Kelly married Dr. Dan Kendall, an anesthesiologist and pain management physician, in 2001. They divorced amicably in 2006, according to an interview Kendall gave to the Daily Mail. "I wanted a wife and she wanted a wife — we both needed someone to cook and clean and support us," he said of their clashing personalities. Kendall described Kelly as "a Type A personality" who "needed more of a Type B husband." He added, "Sometimes with two professionals it doesn't work out, we were both working extremely hard and both excelling at what we did." Kendall also made sure to point out that while he and Kelly "no longer talk," they "remain friends."

Kelly married her second husband, novelist Douglas Brunt (pictured), in 2008. They have three children together: Thatcher, Edward, and Yardley.
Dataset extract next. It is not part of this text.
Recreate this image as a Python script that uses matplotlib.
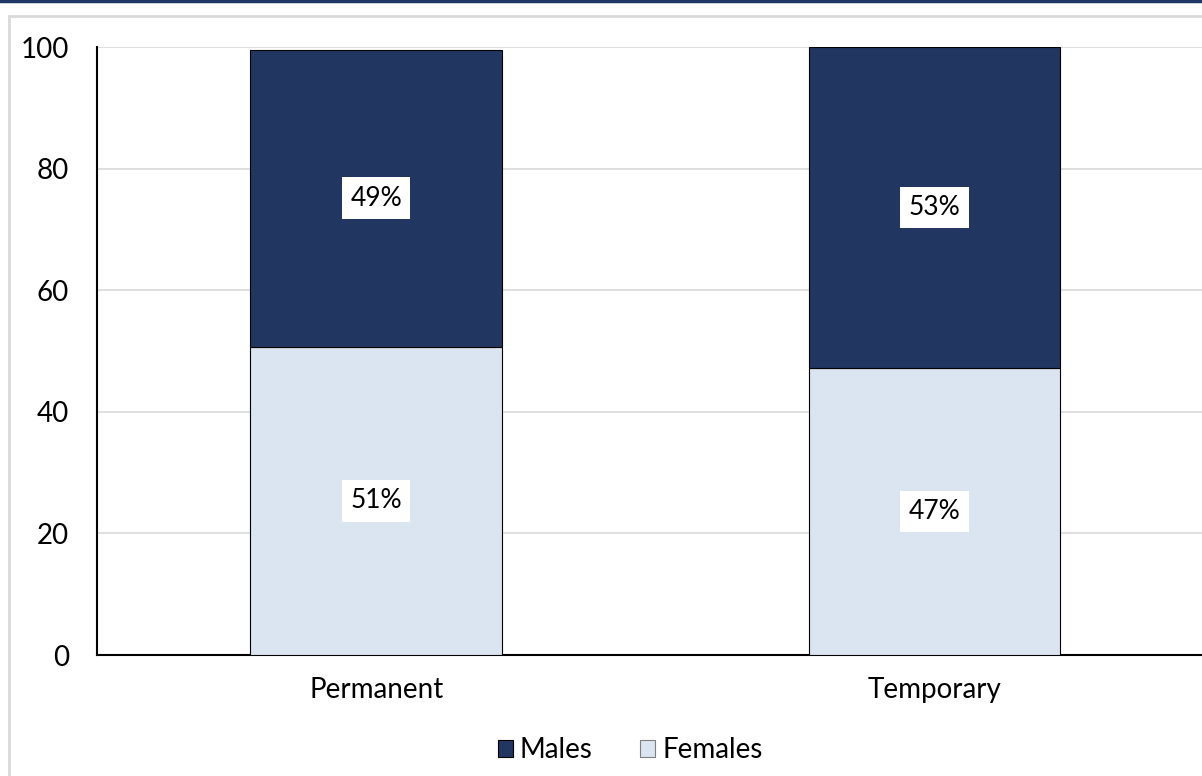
import matplotlib.pyplot as plt
from matplotlib.patches import Rectangle
from matplotlib.lines import Line2D

# data
categories = ['Permanent', 'Temporary']
females = [50.7, 47.2]
males = [48.8, 52.8]
female_labels = ['51%', '47%']
male_labels = ['49%', '53%']

male_color = '#213660'
female_color = '#DBE5F1'

plt.rcParams['font.family'] = ['Lato', 'DejaVu Sans']

fig = plt.figure(figsize=(12.02, 7.76), dpi=100)

# outer frame: dark top rule and a light grey border
fig.add_artist(Line2D([0, 1], [0.9985, 0.9985], color='#1F3864', lw=2.5,
                      transform=fig.transFigure))
fig.add_artist(Rectangle((9 / 1202, -0.05), 1.1, 0.05 + (1 - 16 / 776),
                         transform=fig.transFigure, fill=False,
                         edgecolor='#D9D9D9', lw=2))

ax = fig.add_axes([97 / 1202, 1 - 655 / 776, 0.9289, 0.7835])

x = list(range(len(categories)))
ax.bar(x, females, width=0.451, color=female_color, edgecolor='black',
       linewidth=0.8, label='Females', zorder=3)
ax.bar(x, males, width=0.451, bottom=females, color=male_color,
       edgecolor='black', linewidth=0.8, label='Males', zorder=3)

for i in x:
    ax.text(i, females[i] / 2, female_labels[i], ha='center', va='center',
            fontsize=19, zorder=4,
            bbox=dict(facecolor='white', edgecolor='none', pad=6))
    ax.text(i, females[i] + males[i] / 2, male_labels[i], ha='center',
            va='center', fontsize=19, zorder=4,
            bbox=dict(facecolor='white', edgecolor='none', pad=6))

ax.set_xlim(-0.5, 1.5)
ax.set_ylim(0, 100)
ax.set_yticks([0, 20, 40, 60, 80, 100])
ax.set_xticks(x)
ax.set_xticklabels(categories)
ax.tick_params(axis='both', length=0, labelsize=20)
ax.tick_params(axis='y', pad=20)
ax.tick_params(axis='x', pad=16)
ax.grid(axis='y', color='#D9D9D9', lw=1.2, zorder=0)

for side in ['top', 'right']:
    ax.spines[side].set_visible(False)
ax.spines['left'].set_linewidth(1.5)
ax.spines['bottom'].set_linewidth(1.5)

handles, labels = ax.get_legend_handles_labels()
leg = fig.legend(handles[::-1], labels[::-1], loc='center',
                 bbox_to_anchor=(630 / 1202, 1 - 750 / 776), ncol=2,
                 frameon=False, fontsize=20, handlelength=0.55,
                 handleheight=0.55, handletextpad=0.25, columnspacing=1.7)
leg.legend_handles[1].set_edgecolor('#7F7F7F')

fig.savefig('out.png', dpi=100)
According to a 2014 Parade profile, the kids may have caused Kelly to evolve her idea of domestic bliss. When asked what a "normal Sunday" is like for her fam, she said, "We go to the park, we ride our bikes, we go out with the kids on their scooters. Normal stuff that parents do."  
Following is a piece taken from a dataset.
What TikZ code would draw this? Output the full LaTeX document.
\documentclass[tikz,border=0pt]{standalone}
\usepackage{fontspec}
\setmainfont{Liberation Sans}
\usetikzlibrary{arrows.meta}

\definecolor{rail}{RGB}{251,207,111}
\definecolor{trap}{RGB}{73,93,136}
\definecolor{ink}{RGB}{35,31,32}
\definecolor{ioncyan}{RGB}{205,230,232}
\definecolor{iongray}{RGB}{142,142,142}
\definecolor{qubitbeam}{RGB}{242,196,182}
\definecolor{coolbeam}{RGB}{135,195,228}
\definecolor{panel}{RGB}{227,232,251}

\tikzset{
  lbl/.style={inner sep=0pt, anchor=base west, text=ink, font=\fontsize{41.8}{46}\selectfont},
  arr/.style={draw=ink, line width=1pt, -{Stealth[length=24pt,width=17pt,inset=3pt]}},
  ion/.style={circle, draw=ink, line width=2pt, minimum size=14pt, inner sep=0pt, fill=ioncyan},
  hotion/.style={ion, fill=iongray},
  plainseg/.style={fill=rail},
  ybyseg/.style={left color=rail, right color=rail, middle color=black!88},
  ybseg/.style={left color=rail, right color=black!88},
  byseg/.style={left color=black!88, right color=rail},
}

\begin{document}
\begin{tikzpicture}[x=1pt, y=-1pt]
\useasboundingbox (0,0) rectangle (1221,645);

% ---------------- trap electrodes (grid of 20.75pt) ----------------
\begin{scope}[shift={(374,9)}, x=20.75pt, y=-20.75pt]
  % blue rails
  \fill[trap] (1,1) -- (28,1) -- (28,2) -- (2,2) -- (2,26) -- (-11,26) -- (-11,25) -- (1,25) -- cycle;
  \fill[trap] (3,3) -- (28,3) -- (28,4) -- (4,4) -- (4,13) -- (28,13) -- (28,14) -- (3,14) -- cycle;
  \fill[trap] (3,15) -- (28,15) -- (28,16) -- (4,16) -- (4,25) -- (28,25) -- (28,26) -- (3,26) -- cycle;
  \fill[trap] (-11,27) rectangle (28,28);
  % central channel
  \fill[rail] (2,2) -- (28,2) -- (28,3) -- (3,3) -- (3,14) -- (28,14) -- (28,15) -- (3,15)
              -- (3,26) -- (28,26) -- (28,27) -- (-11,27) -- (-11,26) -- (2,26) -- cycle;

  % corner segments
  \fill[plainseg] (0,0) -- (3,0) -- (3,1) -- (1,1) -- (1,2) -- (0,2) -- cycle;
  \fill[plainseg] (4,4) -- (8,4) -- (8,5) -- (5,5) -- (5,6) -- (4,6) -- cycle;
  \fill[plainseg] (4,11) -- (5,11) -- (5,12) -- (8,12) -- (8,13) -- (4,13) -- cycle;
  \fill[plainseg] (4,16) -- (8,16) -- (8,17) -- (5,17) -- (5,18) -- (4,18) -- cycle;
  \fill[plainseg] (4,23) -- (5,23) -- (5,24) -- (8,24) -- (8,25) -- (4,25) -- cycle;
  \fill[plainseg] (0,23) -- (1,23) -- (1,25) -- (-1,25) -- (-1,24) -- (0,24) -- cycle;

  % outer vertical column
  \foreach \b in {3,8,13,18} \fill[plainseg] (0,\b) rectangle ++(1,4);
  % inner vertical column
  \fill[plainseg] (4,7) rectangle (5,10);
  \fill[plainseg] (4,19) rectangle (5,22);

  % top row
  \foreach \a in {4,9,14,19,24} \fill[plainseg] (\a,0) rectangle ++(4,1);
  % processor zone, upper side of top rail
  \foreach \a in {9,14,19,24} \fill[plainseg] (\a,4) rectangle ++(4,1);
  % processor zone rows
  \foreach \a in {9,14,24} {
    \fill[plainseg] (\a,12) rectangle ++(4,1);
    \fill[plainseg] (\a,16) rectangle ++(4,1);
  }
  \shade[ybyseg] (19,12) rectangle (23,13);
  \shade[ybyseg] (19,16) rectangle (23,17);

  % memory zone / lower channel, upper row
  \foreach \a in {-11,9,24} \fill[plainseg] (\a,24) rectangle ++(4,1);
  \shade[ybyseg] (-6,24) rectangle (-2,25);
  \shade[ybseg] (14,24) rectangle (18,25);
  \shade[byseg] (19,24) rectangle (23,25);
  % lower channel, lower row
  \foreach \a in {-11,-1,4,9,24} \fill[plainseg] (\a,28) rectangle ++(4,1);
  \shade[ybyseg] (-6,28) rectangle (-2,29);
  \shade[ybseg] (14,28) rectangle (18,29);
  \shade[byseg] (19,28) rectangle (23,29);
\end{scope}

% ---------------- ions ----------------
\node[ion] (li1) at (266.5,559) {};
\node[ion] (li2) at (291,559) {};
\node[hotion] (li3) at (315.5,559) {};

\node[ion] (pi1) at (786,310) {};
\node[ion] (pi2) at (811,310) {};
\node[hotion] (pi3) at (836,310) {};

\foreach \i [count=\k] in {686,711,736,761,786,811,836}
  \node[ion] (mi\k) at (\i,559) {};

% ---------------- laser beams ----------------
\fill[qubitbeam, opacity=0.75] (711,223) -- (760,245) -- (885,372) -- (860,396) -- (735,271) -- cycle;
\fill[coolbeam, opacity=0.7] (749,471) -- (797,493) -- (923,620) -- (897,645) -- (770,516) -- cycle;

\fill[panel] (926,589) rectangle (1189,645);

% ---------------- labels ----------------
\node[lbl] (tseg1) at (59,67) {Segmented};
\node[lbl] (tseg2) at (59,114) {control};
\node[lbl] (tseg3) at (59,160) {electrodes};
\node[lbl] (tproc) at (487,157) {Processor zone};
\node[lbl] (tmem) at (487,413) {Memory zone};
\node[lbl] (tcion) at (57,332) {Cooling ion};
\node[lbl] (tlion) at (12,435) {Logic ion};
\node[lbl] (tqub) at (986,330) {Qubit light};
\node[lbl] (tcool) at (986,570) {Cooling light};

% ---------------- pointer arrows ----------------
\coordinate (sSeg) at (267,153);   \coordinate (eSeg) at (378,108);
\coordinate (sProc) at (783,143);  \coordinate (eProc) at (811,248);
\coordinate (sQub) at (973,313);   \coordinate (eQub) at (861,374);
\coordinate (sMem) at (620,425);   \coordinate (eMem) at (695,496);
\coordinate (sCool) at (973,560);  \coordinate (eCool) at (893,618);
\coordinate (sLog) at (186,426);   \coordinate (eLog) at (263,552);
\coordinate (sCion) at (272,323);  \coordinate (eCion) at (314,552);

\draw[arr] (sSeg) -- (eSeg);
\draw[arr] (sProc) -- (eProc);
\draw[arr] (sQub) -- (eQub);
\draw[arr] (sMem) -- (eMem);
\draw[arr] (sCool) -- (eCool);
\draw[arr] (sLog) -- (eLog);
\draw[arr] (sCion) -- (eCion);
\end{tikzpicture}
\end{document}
She's a journalist, not a pundit

In a 2015 cover story for Variety, Kelly confirmed she is a registered Independent. The news came as a bit of a surprise, considering she spent more than a decade at Fox News, which tends to swing to the right. "I have voted for both Democrats and Republicans," Kelly said, without revealing names ... I'm not rooting for anybody. I'm a Fox News anchor, and I have no horse in the race. I can give anyone a hard time."

She has famously eschewed partisan politics throughout her journalism career, and though she's hesitant to even talk about her positions, she did tell Vogue in 2017, "Every single friend I had was pro-choice. ... One of my best friends from childhood has worked as a nurse for Planned Parenthood her entire career."

But don't count that as a hint toward her views on abortion because she also said, "I don't want to reveal my own personal affiliations, but let's just say I grew up as I did and then I became a mother of three children and I, too, am Catholic, and so I can see both sides of it very clearly."

She makes bank

Vanity Fair wrote in its February 2016 cover story that Kelly was pulling in anywhere from $6 to $9 million annually. That number should come as no surprise to anyone keeping an eye on her ratings. In September 2015, CNN reported that her show ranked first in the coveted 25 to 54 age demographic, breaking a streak that her Fox News colleague, Bill O'Reilly, had held since 2005. 

Kelly rode that ratings surge to a nice pay raise, according to the Daily Mail, who pegged her three-year deal with NBC at $69 million. That's an unofficial number because the network would not comment on salaries, but even the lowest figures being bandied about in the press were in the $12 to $17 million range. The point is: that's not too bad for one hour on the air Monday through Friday, and occasional special events coverage, huh? It's arguably an even sweeter deal when you consider that she could still pocket that full amount even though NBC parted ways with her well in October 2018, well before that deal concluded.